◆ Exercise directions ◆
Repeat the full listing below verbatim and keep the images out.

◆ Given data ◆

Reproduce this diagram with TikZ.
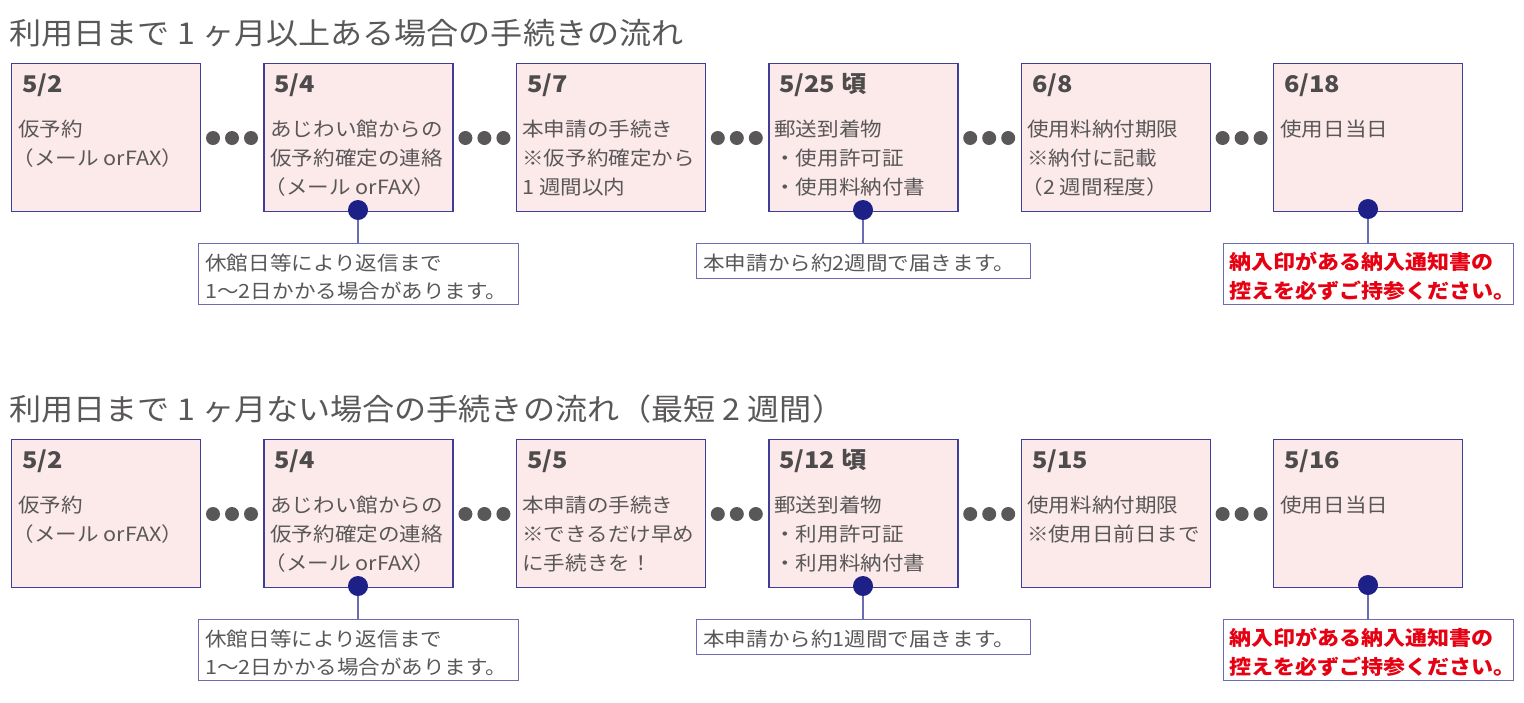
\documentclass[tikz,border=0pt]{standalone}
\usepackage{fontspec}
\setmainfont{Noto Sans CJK JP}
\newfontfamily\bodyf[FakeStretch=1.1]{Noto Sans CJK JP}
\newfontfamily\datef[FakeStretch=1.1]{Noto Sans CJK JP}
\newfontfamily\titlef[FakeStretch=1.07]{Noto Sans CJK JP}
\definecolor{boxfill}{HTML}{FCE9EA}
\definecolor{boxline}{HTML}{3E3E98}
\definecolor{noteline}{HTML}{6C6CB4}
\definecolor{txt}{HTML}{595757}
\definecolor{datec}{HTML}{4D4B4B}
\definecolor{navy}{HTML}{1D2087}
\definecolor{redt}{HTML}{E60012}
\newcommand{\ml}[1]{\begin{tabular}[t]{@{}l@{}}#1\end{tabular}}
\tikzset{
  x=0.5pt, y=-0.5pt,
  stepbox/.style={draw=boxline, line width=0.7pt, fill=boxfill, minimum width=94.5pt, minimum height=74pt, inner sep=0pt, anchor=north west},
  notebox/.style={draw=noteline, line width=0.7pt, fill=white, inner sep=0pt, anchor=north west},
  datetxt/.style={anchor=base west, inner sep=0pt, text=datec, font=\datef\bfseries\fontsize{11.5}{13}\selectfont},
  bodytxt/.style={anchor=base west, inner sep=0pt, text=txt, font=\bodyf\fontsize{9.8}{14.5}\selectfont},
  notetxt/.style={anchor=base west, inner sep=0pt, text=txt, font=\bodyf\fontsize{9.8}{14.2}\selectfont},
  redtxt/.style={anchor=base west, inner sep=0pt, text=redt, font=\bodyf\bfseries\fontsize{10}{14.5}\selectfont},
  titletxt/.style={anchor=base west, inner sep=0pt, text=txt, font=\titlef\fontsize{15}{17}\selectfont},
  dot/.style={circle, fill=txt, inner sep=0pt, minimum size=7pt},
  pin/.style={circle, fill=navy, inner sep=0pt, minimum size=10pt},
  link/.style={draw=noteline, line width=0.7pt}
}
\begin{document}
\begin{tikzpicture}
\useasboundingbox (0,0) rectangle (1524,702);
% titles
\node[titletxt] (t1) at (9,44) {利用日まで 1 ヶ月以上ある場合の手続きの流れ};
\node[titletxt] (t2) at (9,420) {利用日まで 1 ヶ月ない場合の手続きの流れ（最短 2 週間）};
% boxes
\foreach \r/\yy in {1/63, 2/439} {
  \foreach \i in {0,...,5} {
    \node[stepbox] (b\r\i) at ({11+252.4*\i},\yy) {};
  }
  \foreach \i in {0,...,4} {
    \pgfmathsetmacro{\xx}{11+252.4*\i+202}
    \node[dot] (d\r\i a) at (\xx,\yy+75) {};
    \node[dot] (d\r\i b) at (\xx+19,\yy+75) {};
    \node[dot] (d\r\i c) at (\xx+38,\yy+75) {};
  }
}
% row 1 texts
\node[datetxt] (h10) at (22,92) {5/2};
\node[bodytxt] (x10) at (18,136) {\ml{仮予約\\\hspace{-0.3em}（メール orFAX）}};
\node[datetxt] (h11) at (274,92) {5/4};
\node[bodytxt] (x11) at (270,136) {\ml{あじわい館からの\\仮予約確定の連絡\\\hspace{-0.3em}（メール orFAX）}};
\node[datetxt] (h12) at (527,92) {5/7};
\node[bodytxt] (x12) at (522,136) {\ml{本申請の手続き\\※仮予約確定から\\1 週間以内}};
\node[datetxt] (h13) at (779,92) {5/25 頃};
\node[bodytxt] (x13) at (774,136) {\ml{郵送到着物\\・使用許可証\\・使用料納付書}};
\node[datetxt] (h14) at (1032,92) {6/8};
\node[bodytxt] (x14) at (1027,136) {\ml{使用料納付期限\\※納付に記載\\\hspace{-0.3em}（2 週間程度）}};
\node[datetxt] (h15) at (1284,92) {6/18};
\node[bodytxt] (x15) at (1280,136) {使用日当日};
% row 2 texts
\node[datetxt] (h20) at (22,468) {5/2};
\node[bodytxt] (x20) at (18,512) {\ml{仮予約\\\hspace{-0.3em}（メール orFAX）}};
\node[datetxt] (h21) at (274,468) {5/4};
\node[bodytxt] (x21) at (270,512) {\ml{あじわい館からの\\仮予約確定の連絡\\\hspace{-0.3em}（メール orFAX）}};
\node[datetxt] (h22) at (527,468) {5/5};
\node[bodytxt] (x22) at (522,512) {\ml{本申請の手続き\\※できるだけ早め\\に手続きを！}};
\node[datetxt] (h23) at (779,468) {5/12 頃};
\node[bodytxt] (x23) at (774,512) {\ml{郵送到着物\\・利用許可証\\・利用料納付書}};
\node[datetxt] (h24) at (1032,468) {5/15};
\node[bodytxt] (x24) at (1027,512) {\ml{使用料納付期限\\※使用日前日まで}};
\node[datetxt] (h25) at (1284,468) {5/16};
\node[bodytxt] (x25) at (1280,512) {使用日当日};
% notes
\foreach \r/\yy in {1/0, 2/376} {
  \node[notebox, minimum width=160pt, minimum height=30.5pt] (n\r a) at (198,243+\yy) {};
  \node[notebox, minimum width=167pt, minimum height=17.5pt] (n\r b) at (696,243+\yy) {};
  \node[notebox, minimum width=145pt, minimum height=30.5pt] (n\r c) at (1223,243+\yy) {};
  \node[pin] (p\r a) at (358,210+\yy) {};
  \node[pin] (p\r b) at (863,210+\yy) {};
  \node[pin] (p\r c) at (1368,209+\yy) {};
  \draw[link] (p\r a) -- (p\r a |- n\r a.north);
  \draw[link] (p\r b) -- (p\r b |- n\r b.north);
  \draw[link] (p\r c) -- (p\r c |- n\r c.north);
  \node[notetxt] (m\r a) at (205,270+\yy) {\ml{休館日等により返信まで\\1〜2日かかる場合があります。}};
  \node[redtxt] (r\r c) at (1229,269+\yy) {\ml{納入印がある納入通知書の\\控えを必ずご持参ください。}};
}
\node[notetxt] (m1b) at (703,270) {本申請から約2週間で届きます。};
\node[notetxt] (m2b) at (703,646) {本申請から約1週間で届きます。};
\end{tikzpicture}
\end{document}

◆ Solution to the problem ◆
Reproduce this diagram with TikZ.
\documentclass[tikz,border=0pt]{standalone}
\usepackage{fontspec}
\setmainfont{Noto Sans CJK JP}
\newfontfamily\bodyf[FakeStretch=1.1]{Noto Sans CJK JP}
\newfontfamily\datef[FakeStretch=1.1]{Noto Sans CJK JP}
\newfontfamily\titlef[FakeStretch=1.07]{Noto Sans CJK JP}
\definecolor{boxfill}{HTML}{FCE9EA}
\definecolor{boxline}{HTML}{3E3E98}
\definecolor{noteline}{HTML}{6C6CB4}
\definecolor{txt}{HTML}{595757}
\definecolor{datec}{HTML}{4D4B4B}
\definecolor{navy}{HTML}{1D2087}
\definecolor{redt}{HTML}{E60012}
\newcommand{\ml}[1]{\begin{tabular}[t]{@{}l@{}}#1\end{tabular}}
\tikzset{
  x=0.5pt, y=-0.5pt,
  stepbox/.style={draw=boxline, line width=0.7pt, fill=boxfill, minimum width=94.5pt, minimum height=74pt, inner sep=0pt, anchor=north west},
  notebox/.style={draw=noteline, line width=0.7pt, fill=white, inner sep=0pt, anchor=north west},
  datetxt/.style={anchor=base west, inner sep=0pt, text=datec, font=\datef\bfseries\fontsize{11.5}{13}\selectfont},
  bodytxt/.style={anchor=base west, inner sep=0pt, text=txt, font=\bodyf\fontsize{9.8}{14.5}\selectfont},
  notetxt/.style={anchor=base west, inner sep=0pt, text=txt, font=\bodyf\fontsize{9.8}{14.2}\selectfont},
  redtxt/.style={anchor=base west, inner sep=0pt, text=redt, font=\bodyf\bfseries\fontsize{10}{14.5}\selectfont},
  titletxt/.style={anchor=base west, inner sep=0pt, text=txt, font=\titlef\fontsize{15}{17}\selectfont},
  dot/.style={circle, fill=txt, inner sep=0pt, minimum size=7pt},
  pin/.style={circle, fill=navy, inner sep=0pt, minimum size=10pt},
  link/.style={draw=noteline, line width=0.7pt}
}
\begin{document}
\begin{tikzpicture}
\useasboundingbox (0,0) rectangle (1524,702);
% titles
\node[titletxt] (t1) at (9,44) {利用日まで 1 ヶ月以上ある場合の手続きの流れ};
\node[titletxt] (t2) at (9,420) {利用日まで 1 ヶ月ない場合の手続きの流れ（最短 2 週間）};
% boxes
\foreach \r/\yy in {1/63, 2/439} {
  \foreach \i in {0,...,5} {
    \node[stepbox] (b\r\i) at ({11+252.4*\i},\yy) {};
  }
  \foreach \i in {0,...,4} {
    \pgfmathsetmacro{\xx}{11+252.4*\i+202}
    \node[dot] (d\r\i a) at (\xx,\yy+75) {};
    \node[dot] (d\r\i b) at (\xx+19,\yy+75) {};
    \node[dot] (d\r\i c) at (\xx+38,\yy+75) {};
  }
}
% row 1 texts
\node[datetxt] (h10) at (22,92) {5/2};
\node[bodytxt] (x10) at (18,136) {\ml{仮予約\\\hspace{-0.3em}（メール orFAX）}};
\node[datetxt] (h11) at (274,92) {5/4};
\node[bodytxt] (x11) at (270,136) {\ml{あじわい館からの\\仮予約確定の連絡\\\hspace{-0.3em}（メール orFAX）}};
\node[datetxt] (h12) at (527,92) {5/7};
\node[bodytxt] (x12) at (522,136) {\ml{本申請の手続き\\※仮予約確定から\\1 週間以内}};
\node[datetxt] (h13) at (779,92) {5/25 頃};
\node[bodytxt] (x13) at (774,136) {\ml{郵送到着物\\・使用許可証\\・使用料納付書}};
\node[datetxt] (h14) at (1032,92) {6/8};
\node[bodytxt] (x14) at (1027,136) {\ml{使用料納付期限\\※納付に記載\\\hspace{-0.3em}（2 週間程度）}};
\node[datetxt] (h15) at (1284,92) {6/18};
\node[bodytxt] (x15) at (1280,136) {使用日当日};
% row 2 texts
\node[datetxt] (h20) at (22,468) {5/2};
\node[bodytxt] (x20) at (18,512) {\ml{仮予約\\\hspace{-0.3em}（メール orFAX）}};
\node[datetxt] (h21) at (274,468) {5/4};
\node[bodytxt] (x21) at (270,512) {\ml{あじわい館からの\\仮予約確定の連絡\\\hspace{-0.3em}（メール orFAX）}};
\node[datetxt] (h22) at (527,468) {5/5};
\node[bodytxt] (x22) at (522,512) {\ml{本申請の手続き\\※できるだけ早め\\に手続きを！}};
\node[datetxt] (h23) at (779,468) {5/12 頃};
\node[bodytxt] (x23) at (774,512) {\ml{郵送到着物\\・利用許可証\\・利用料納付書}};
\node[datetxt] (h24) at (1032,468) {5/15};
\node[bodytxt] (x24) at (1027,512) {\ml{使用料納付期限\\※使用日前日まで}};
\node[datetxt] (h25) at (1284,468) {5/16};
\node[bodytxt] (x25) at (1280,512) {使用日当日};
% notes
\foreach \r/\yy in {1/0, 2/376} {
  \node[notebox, minimum width=160pt, minimum height=30.5pt] (n\r a) at (198,243+\yy) {};
  \node[notebox, minimum width=167pt, minimum height=17.5pt] (n\r b) at (696,243+\yy) {};
  \node[notebox, minimum width=145pt, minimum height=30.5pt] (n\r c) at (1223,243+\yy) {};
  \node[pin] (p\r a) at (358,210+\yy) {};
  \node[pin] (p\r b) at (863,210+\yy) {};
  \node[pin] (p\r c) at (1368,209+\yy) {};
  \draw[link] (p\r a) -- (p\r a |- n\r a.north);
  \draw[link] (p\r b) -- (p\r b |- n\r b.north);
  \draw[link] (p\r c) -- (p\r c |- n\r c.north);
  \node[notetxt] (m\r a) at (205,270+\yy) {\ml{休館日等により返信まで\\1〜2日かかる場合があります。}};
  \node[redtxt] (r\r c) at (1229,269+\yy) {\ml{納入印がある納入通知書の\\控えを必ずご持参ください。}};
}
\node[notetxt] (m1b) at (703,270) {本申請から約2週間で届きます。};
\node[notetxt] (m2b) at (703,646) {本申請から約1週間で届きます。};
\end{tikzpicture}
\end{document}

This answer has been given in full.